This invention relates to the manufacture of dynamoelectric field members of the type used, for example, in the production of automobile starter motors and more particularly to a method and apparatus for manufacturing dynamoelectric field members useful in implementing the manufacture of field coils using uninterruptedly continuous rectangular wire or strapping that is edge wound around cores to form plural coils and edge bent to form transitions or connections between coils as taught in U.S. Pat. No. 4,131,988, granted Jan. 2, 1979, to Hyman B. Finegold.
In said U.S. Pat. No. 4,131,988, a winding procedure (herein termed "the Finegold method") is disclosed in which a mandrel is provided with equally radially and circumferentially spaced core pieces. Strapping is edge wound about each of the core pieces by rotation of the mandrel about a first axis. Connecting or transition wire portions between successively wound coils are formed in part by edge bending the strapping and in part by rotation of the mandrel about a second axis to present successive core pieces in position to be wound. The Finegold method provides substantial advantages over prior methods and is ideally suited for the mass production of wound coils for fields.
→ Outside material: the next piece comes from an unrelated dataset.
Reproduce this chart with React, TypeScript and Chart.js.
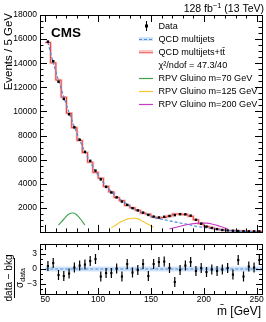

The core pieces preferably constitute the pole pieces for a dynamoelectric field member and are only temporarily connected to the mandrel, the core pieces being removed with the wound coils for connection to a stator housing or ring.
Practice of the Finegold method in the mass production of stator fields requires apparatus for causing the strapping to follow the contours of the core pieces during the winding operation so that the position of the strapping is adequately controlled during the entire winding procedure and further requires apparatus to properly form the transition or connecting wires between coils. A copending application of Carlton O. Dickensheets, Ser. No. 834,518, filed Sept. 19, 1977, and now abandoned and assigned to the same assignee as the instant application, relates to apparatus that may be used for such purpose. However, the Dickensheets apparatus is highly complex in both construction and operation, and the need exists for simplified apparatus to implement the Finegold method.